Not long after U.S. President George W. Bush launched what he called the “global war on terror” in Afghanistan in 2001, the Defense and State departments began to extend this war to Africa. Officials followed a preemptive logic that suggested that the smallest possibility of an attack warranted preventative action, and they focused particularly on “undergoverned” areas in “weak” or “fragile” states. The U.S. military started to build a network of bases and training activities across Africa, boosting what had been a limited presence across the continent since World War II.
Though U.S. strategists did not identify a significant threat of terrorism from Sahelian West Africa, the United States nevertheless created the Pan Sahel Initiative in 2003. At first training military units from Chad, Mali, Mauritania, and Niger, in 2005 the Pan Sahel Initiative became the Trans-Sahara Counterterrorism Partnership and was expanded to include Algeria, Morocco, Nigeria, Senegal, and Tunisia. Though the United States saw Burkina Faso as peaceful and stable, the country was added to the counterterrorism partnership in 2009.
Only seven years later, around 2016, did Burkina Faso begin to see a surge in militant attacks. The violence spilled over from neighboring Mali in the wake of the 2011 U.S.- and NATO-backed revolution in Libya that toppled longtime Libyan dictator Muammar al-Qaddafi and contributed to the 2012 political destabilization of Mali.
According to data from the Security Assistance Monitor, U.S. security funding for Burkina Faso skyrocketed from annual rates that were in the $200,000 range before 2009 to $1.8 million in 2010 and more than $16 million by 2018. This is only an accounting of publicly disclosed funding, and investigative work suggests the total amount of U.S. security cooperation aid to Burkina Faso in 2018 and 2019 was as high as $100 million. Most of this funding has supported military operations and equipment, including vehicles, weapons, and generators.
Data from the Stockholm International Peace Research Institute shows a parallel spike in Burkina Faso’s military expenditures since 2009. That year the country’s military spent $110 million; 10 years later, in 2019, it spent $358 million.https://b74d598af8339cb12f0357a444d292e7.safeframe.googlesyndication.com/safeframe/1-0-38/html/container.html
The United States has also provided extensive counterterrorism training, both in West Africa and in America, to Burkinabe military and police forces. The leader of Burkina Faso’s current coup, Lt. Col. Paul-Henri Sandaogo Damiba, has an extensive history of participating in U.S.-sponsored military training. Among others, he participated in the United States’ Exercise Flintlock in West Africa in 2010 and 2020, a U.S.-sponsored Military Intelligence Basic Officer Course in Senegal in 2013 and 2014, and a Department of Defense Civil Military Support Element in Burkina Faso in 2018 and 2019. A prior coup in Burkina Faso in 2014 was led by a military official, Lt. Col. Isaac Zida, who had also attended U.S. counterterrorism and military intelligence training courses.

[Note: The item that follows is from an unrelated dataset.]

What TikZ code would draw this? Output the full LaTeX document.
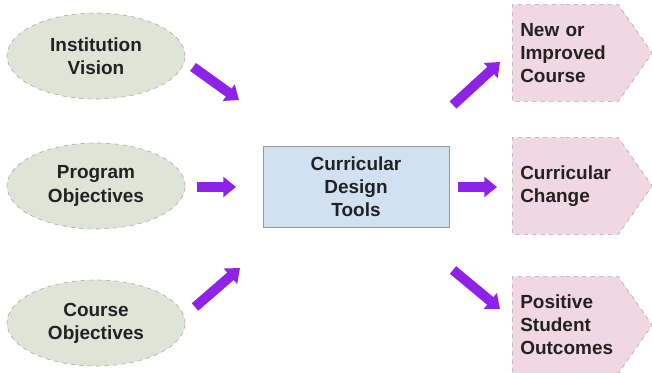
\documentclass[tikz,border=0pt]{standalone}
\usepackage{fontspec}
\setmainfont{Liberation Sans}
\usetikzlibrary{arrows.meta,positioning,calc,shapes.geometric,shapes.symbols}

\definecolor{sage}{RGB}{222,229,214}
\definecolor{paleblue}{RGB}{210,225,242}
\definecolor{palepink}{RGB}{240,215,225}
\definecolor{violet}{RGB}{142,34,232}
\definecolor{ink}{RGB}{34,34,34}

\begin{document}
\begin{tikzpicture}[x=0.025cm, y=-0.025cm,
  every node/.style={font=\bfseries\fontsize{13.5}{16.5}\selectfont, text=ink},
  goal/.style={ellipse, draw=gray!70, dashed, fill=sage, minimum width=4.45cm, minimum height=2.15cm, align=center},
  tool/.style={rectangle, draw=gray!80, fill=paleblue, minimum width=4.65cm, minimum height=2.02cm, align=center},
  outcome/.style={signal, signal to=east, signal pointer angle=110, draw=gray!70, dashed, fill=palepink,
    text width=2.25cm, inner xsep=0.2cm, minimum height=2.42cm, align=left},
  arrow/.style={-{Triangle[length=9pt,width=14pt]}, line width=7pt, violet}
]
\useasboundingbox (0,0) rectangle (652,373);

% inputs
\node[goal] (iv) at (96,56) {Institution\\Vision};
\node[goal] (po) at (96,186) {Program\\Objectives};
\node[goal] (co) at (96,323) {Course\\Objectives};

% tools
\node[tool] (cdt) at (356,187) {Curricular\\Design\\Tools};

% outcomes
\node[outcome, anchor=west] (nic) at (512,53) {New or\\Improved\\Course};
\node[outcome, anchor=west] (cc) at (512,186) {Curricular\\Change};
\node[outcome, anchor=west] (pso) at (512,325) {Positive\\Student\\Outcomes};

% arrow ends
\coordinate (ivout) at (193,67);
\coordinate (ivin) at (239,100);
\coordinate (poout) at (197,187);
\coordinate (poin) at (236,187);
\coordinate (coout) at (195,307);
\coordinate (coin) at (240,268);
\coordinate (nicout) at (453,105);
\coordinate (nicin) at (500,62);
\coordinate (ccout) at (458,187);
\coordinate (ccin) at (497,187);
\coordinate (psoout) at (453,270);
\coordinate (psoin) at (500,309);

\draw[arrow] (ivout) -- (ivin);
\draw[arrow] (poout) -- (poin);
\draw[arrow] (coout) -- (coin);
\draw[arrow] (nicout) -- (nicin);
\draw[arrow] (ccout) -- (ccin);
\draw[arrow] (psoout) -- (psoin);
\end{tikzpicture}
\end{document}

Through all this activity, the United States established the ideological framework and military supports that ensured Burkina Faso would respond to the problem of violent militant attacks, when this problem arose, with its own so-called war on terror. The state’s chosen enemy? The Fulani.
I heard stories from Fulani people about government forces arresting and disappearing Fulani men from their homes, marketplaces, and roadside checkpoints. Victims are often found shot in the head or chest. One man told me how soldiers put his brother in a military prison and prohibited visits from family members, so they could not bring him food. They heard he was tortured, starved, and even without water. After a month, he died. In July 2020, Human Rights Watch reported on mass graves found near the northern town of Djibo that held the remains of at least 180 people, most of them Fulani. Evidence suggested that state security forces were the killers.
Meanwhile, the government is arming citizen militia groups, known as the Koglweogo, who also target and kill the Fulani. Fulani people live in daily fear of being attacked. Human rights watchdogs and foreign governments have called for Burkina Faso to investigate security force abuses, and the United States has warned the country that military aid could be at risk, but so far Burkina Faso’s government has enjoyed impunity.
Beyond causing widespread death, suffering, and fear, the result of this government violence has been to fuel militancy. My interviews in 2019 and additional sources suggest the state’s targeting of the Fulani has led many people to join militant groups out of their desire to retaliate and their desperation to protect themselves and their communities. According to Diallo Souaibou, who works with Fulani religious leaders through his nonprofit organization to promote peace, “About 80 percent of those who join terrorist groups told us that it isn’t because they support jihadism, it is because their father or mother or brother was killed by the security forces. So many people have been killed—assassinated—but there has been no justice.”
At the same time, Burkina Faso’s war on jihadis obscures the government’s failure to alleviate poverty or fix state corruption, which are the deepest drivers of the militant movement.
The incessant violence and enormous suffering have led to many Burkinabes’ frustration with Kaboré’s government—a feeling that coup leaders capitalized on to justify their takeover, with the claim that they are best suited to get a handle on the violence. Yet their record suggests that their leadership will open the door to further state violence against Fulani people and an ever-worsening conflict.